Создав Ассоциацию, Кейсы собрали и конференцию. Они вызвали Татьяну Рябову, у которой международный престиж специалиста по ахалтекинцам, а также меня – Татьяне переводить, и усадили нас визави с участниками, чтобы некуда было нам деваться от вопросов тоже нелегких, как чистота породы. Если бы меня спросили, я бы сказал, что Татьяна держалась не агрессивно, но авторитетно, и от вопросов не уходила. Нас унижать и обижать участники конференции не собирались, однако хотели ясности: из стран нашего ближнего зарубежья, прежних братских республик, обретших независимость, до них дошло, будто русские изувечили ахалтекинцев и погубили породу. На самом же деле (как разъяснила Рябова, и этого не отрицал принявший участие в конференции представитель одного из среднеазиатских посольств) только благодаря двум казакам и одному русскому зоотехнику порода была спасена. Наши люди спасли среднеазиатских скакунов, поэтому независимые граждане имеют теперь возможность утверждать, что мы породу погубили, иначе и утверждать было бы нечего, ибо в их собственных руках порода погибала.

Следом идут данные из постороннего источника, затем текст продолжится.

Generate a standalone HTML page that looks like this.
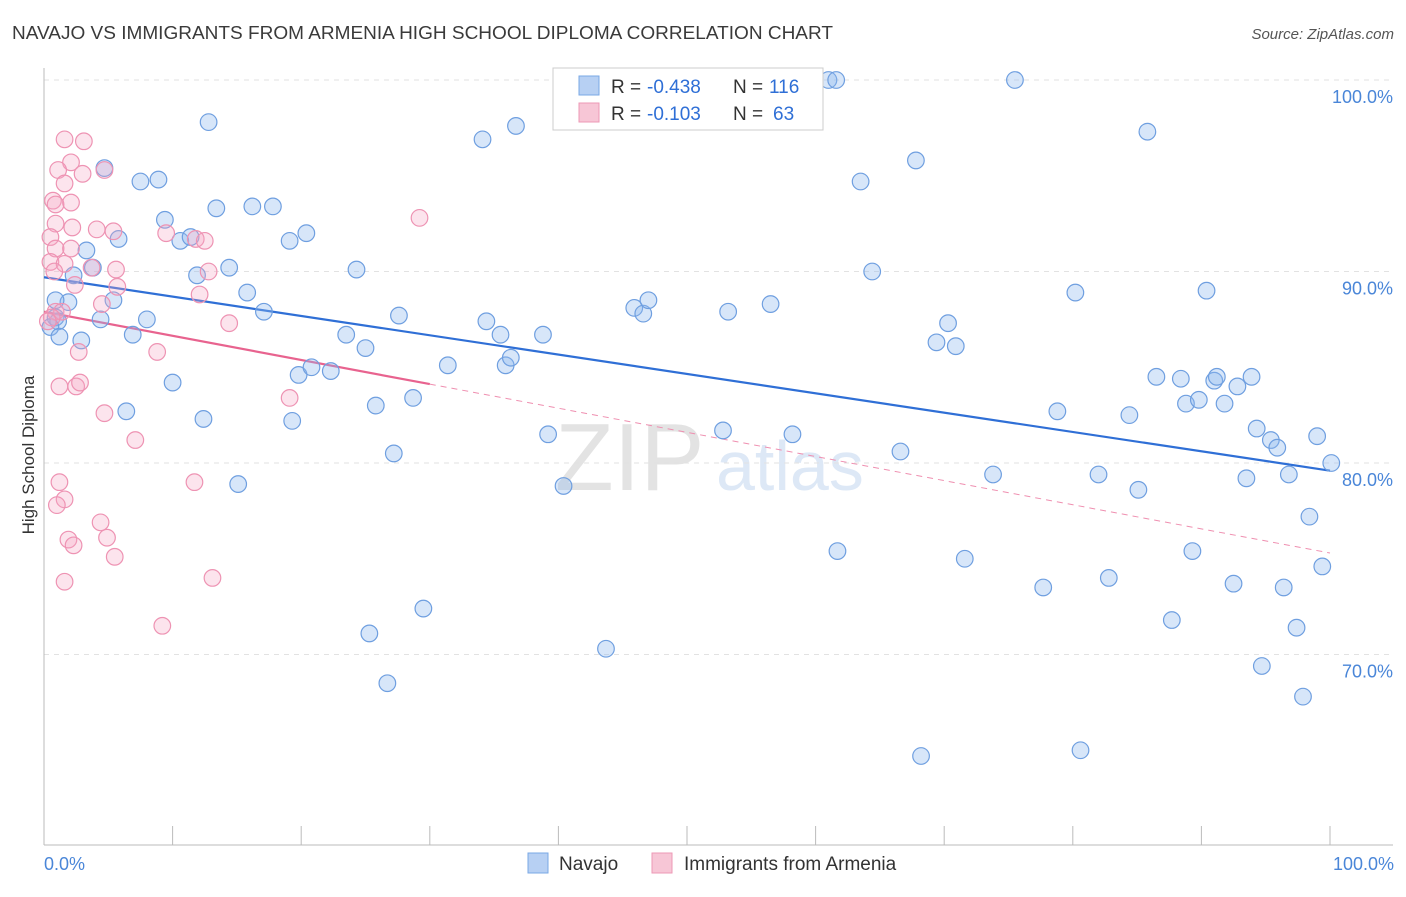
<!DOCTYPE html>
<html><head><meta charset="utf-8"><style>
body{margin:0;background:#fff;font-family:"Liberation Sans",sans-serif;}
svg text{font-family:"Liberation Sans",sans-serif;}
</style></head><body>
<svg id="chart" width="1406" height="892" viewBox="0 0 1406 892">
<text x="12" y="39" font-size="18" fill="#3a3a3a" textLength="821" lengthAdjust="spacingAndGlyphs">NAVAJO VS IMMIGRANTS FROM ARMENIA HIGH SCHOOL DIPLOMA CORRELATION CHART</text>
<text x="1394" y="39" font-size="15" fill="#555" text-anchor="end" font-style="italic">Source: ZipAtlas.com</text>
<text x="34" y="455" font-size="17" fill="#333" text-anchor="middle" transform="rotate(-90 34 455)">High School Diploma</text>
<g><text x="555" y="490" font-size="96" fill="#e3e3e3" font-family="Liberation Serif">ZIP</text><text x="716" y="490" font-size="70" fill="#dde8f6">atlas</text></g>
<g id="grid"></g><g id="axes"></g><g id="trends"></g><g id="pts"></g>
<g>
<rect x="553" y="68" width="270" height="62" fill="#fff" stroke="#ccc"/>
<rect x="579" y="76" width="20" height="19" fill="#b7d0f3" stroke="#7aa8e6"/>
<rect x="579" y="103" width="20" height="19" fill="#f7c6d6" stroke="#ee98b6"/>
<text x="611" y="93" font-size="19" fill="#333">R =</text><text x="647" y="93" font-size="19" fill="#2f6fd6">-0.438</text>
<text x="733" y="93" font-size="19" fill="#333">N =</text><text x="769" y="93" font-size="19" fill="#2f6fd6">116</text>
<text x="611" y="120" font-size="19" fill="#333">R =</text><text x="647" y="120" font-size="19" fill="#2f6fd6">-0.103</text>
<text x="733" y="120" font-size="19" fill="#333">N =</text><text x="773" y="120" font-size="19" fill="#2f6fd6">63</text>
</g>
<g>
<rect x="528" y="853" width="20" height="20" fill="#b7d0f3" stroke="#7aa8e6"/>
<text x="559" y="870" font-size="19" fill="#333">Navajo</text>
<rect x="652" y="853" width="20" height="20" fill="#f7c6d6" stroke="#ee98b6"/>
<text x="684" y="870" font-size="19" fill="#333">Immigrants from Armenia</text>
</g>
<text x="44" y="870" font-size="18" fill="#4a86d8">0.0%</text>
<text x="1394" y="870" font-size="18" fill="#4a86d8" text-anchor="end">100.0%</text>
</svg>
<script>
const yTicks=[100,90,80,70];
const yTickLabels=["100.0%","90.0%","80.0%","70.0%"];
const navajoX=[4.7,7.5,8.9,12.8,9.4,13.4,16.2,17.8,20.4,19.1,10.6,11.4,5.8,3.3,3.8,2.3,11.9,14.4,24.3,15.8,17.1,5.4,1.9,0.9,0.9,1.1,0.5,1.2,2.9,4.4,6.9,8.0,10.0,6.4,12.4,15.1,19.3,19.8,20.8,22.3,23.5,25.0,25.8,27.6,28.7,27.2,31.4,34.4,35.5,35.9,36.3,38.8,39.2,40.4,34.1,36.7,25.3,29.5,26.7,43.7,45.9,46.6,47.0,52.5,53.2,56.5,52.8,58.2,61.0,61.6,63.5,64.4,67.8,66.6,61.7,70.3,69.4,70.9,71.6,68.2,73.8,75.5,78.8,80.2,82.0,82.8,77.7,80.6,84.4,85.1,85.8,86.5,88.4,88.8,89.8,90.4,91.0,91.2,91.8,92.8,93.9,94.3,95.4,95.9,96.8,99.0,100.1,93.5,89.3,87.7,92.5,96.4,98.4,99.4,97.4,94.7,97.9];
const navajoY=[95.4,94.7,94.8,97.8,92.7,93.3,93.4,93.4,92.0,91.6,91.6,91.8,91.7,91.1,90.2,89.8,89.8,90.2,90.1,88.9,87.9,88.5,88.4,88.5,87.6,87.4,87.1,86.6,86.4,87.5,86.7,87.5,84.2,82.7,82.3,78.9,82.2,84.6,85.0,84.8,86.7,86.0,83.0,87.7,83.4,80.5,85.1,87.4,86.7,85.1,85.5,86.7,81.5,78.8,96.9,97.6,71.1,72.4,68.5,70.3,88.1,87.8,88.5,100.0,87.9,88.3,81.7,81.5,100.0,100.0,94.7,90.0,95.8,80.6,75.4,87.3,86.3,86.1,75.0,64.7,79.4,100.0,82.7,88.9,79.4,74.0,73.5,65.0,82.5,78.6,97.3,84.5,84.4,83.1,83.3,89.0,84.3,84.5,83.1,84.0,84.5,81.8,81.2,80.8,79.4,81.4,80.0,79.2,75.4,71.8,73.7,73.5,77.2,74.6,71.4,69.4,67.8];
const armeniaX=[1.6,3.1,4.7,2.1,1.1,1.6,3.0,0.7,0.9,2.1,0.9,2.2,4.1,5.4,9.5,11.8,12.5,29.2,0.5,0.9,2.1,0.5,1.6,3.7,5.6,12.8,0.8,2.4,5.7,12.1,4.5,0.9,1.4,0.6,0.3,14.4,2.7,8.8,1.2,2.5,2.8,4.7,19.1,7.1,11.7,1.2,1.6,1.0,1.9,2.3,4.4,4.9,5.5,1.6,13.1,9.2];
const armeniaY=[96.9,96.8,95.3,95.7,95.3,94.6,95.1,93.7,93.5,93.6,92.5,92.3,92.2,92.1,92.0,91.7,91.6,92.8,91.8,91.2,91.2,90.5,90.4,90.2,90.1,90.0,90.0,89.3,89.2,88.8,88.3,87.9,87.9,87.6,87.4,87.3,85.8,85.8,84.0,84.0,84.2,82.6,83.4,81.2,79.0,79.0,78.1,77.8,76.0,75.7,76.9,76.1,75.1,73.8,74.0,71.5];
const navajoTrend=[89.7,79.6];
const armeniaTrend=[87.9,75.3];
const armeniaSolidEnd=30;

const NS="http://www.w3.org/2000/svg";
const X=v=>44+v*12.86;
const Y=v=>80+(100-v)*19.15;
function mk(tag,attrs,parent){const e=document.createElementNS(NS,tag);for(const k in attrs)e.setAttribute(k,attrs[k]);parent.appendChild(e);return e;}
const grid=document.getElementById('grid'),axes=document.getElementById('axes'),trends=document.getElementById('trends'),pts=document.getElementById('pts');
yTicks.forEach((t,i)=>{
 const l=mk('line',{x1:44,x2:1393,y1:Y(t),y2:Y(t),stroke:'#e2e2e2','stroke-dasharray':'5,5'},grid);
 
 
 const tx=mk('text',{x:1393,y:Y(t)+23,'font-size':18,fill:'#4a86d8','text-anchor':'end'},grid);
 tx.textContent=yTickLabels[i];
 
 
});
const ax=mk('line',{x1:44,x2:1393,y1:845,y2:845,stroke:'#bbb'},axes);


const ay=mk('line',{x1:44,x2:44,y1:68,y2:845,stroke:'#bbb'},axes);


for(let i=0;i<=10;i++){const t=mk('line',{x1:X(i*10),x2:X(i*10),y1:826,y2:845,stroke:'#bbb'},axes);
 
 }
function dots(xs,ys,fill,stroke,name){xs.forEach((x,i)=>{const c=mk('circle',{cx:X(x),cy:Y(ys[i]),r:8.3,fill:fill,stroke:stroke,'stroke-width':1.2},pts);
 
 });}
dots(navajoX,navajoY,'rgba(140,182,238,0.35)','#6f9fe0','navajo-point');
dots(armeniaX,armeniaY,'rgba(245,165,195,0.3)','#ee93b3','armenia-point');
const bt=mk('line',{x1:X(0),y1:Y(navajoTrend[0]),x2:X(100),y2:Y(navajoTrend[1]),stroke:'#2f6fd6','stroke-width':2.2},trends);


const py=v=>armeniaTrend[0]+(armeniaTrend[1]-armeniaTrend[0])*v/100;
const pt=mk('line',{x1:X(0),y1:Y(py(0)),x2:X(armeniaSolidEnd),y2:Y(py(armeniaSolidEnd)),stroke:'#e8638f','stroke-width':2.2},trends);


const pd=mk('line',{x1:X(armeniaSolidEnd),y1:Y(py(armeniaSolidEnd)),x2:X(100),y2:Y(py(100)),stroke:'#ef8fb0','stroke-width':1,'stroke-dasharray':'6,5'},trends);


</script>
</body></html>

Что говорить, вопрос, как и с чистокровными, непростой. Если такой вопрос, в самом деле, ворошить и прояснять, от многих убеждений придется отказаться и со многими верованиями расстаться. В этом и трудность, ибо расстаться вынуждены будут и те, и другие, а уж что останется, то останется как историческая истина, но кто в самом деле готов очутиться с истиной лицом к лицу?

Российская имперская колонизация Средней Азии изменила образ жизни коренных жителей – вместо верховых разбойников, живших преимущественно налетами и грабежом, туркменам и таджикам было предложено спешиться, осесть на земле и заняться созидательным трудом. Из них – кто бежал, кто послушался, и это сказалось на лошадях: от степных скакунов больше уже не требовалось мелькнуть, пленить и улететь, они стали мельчать, теряли сухость, вообще утрачивалась в них надобность, стало сокращаться их поголовье.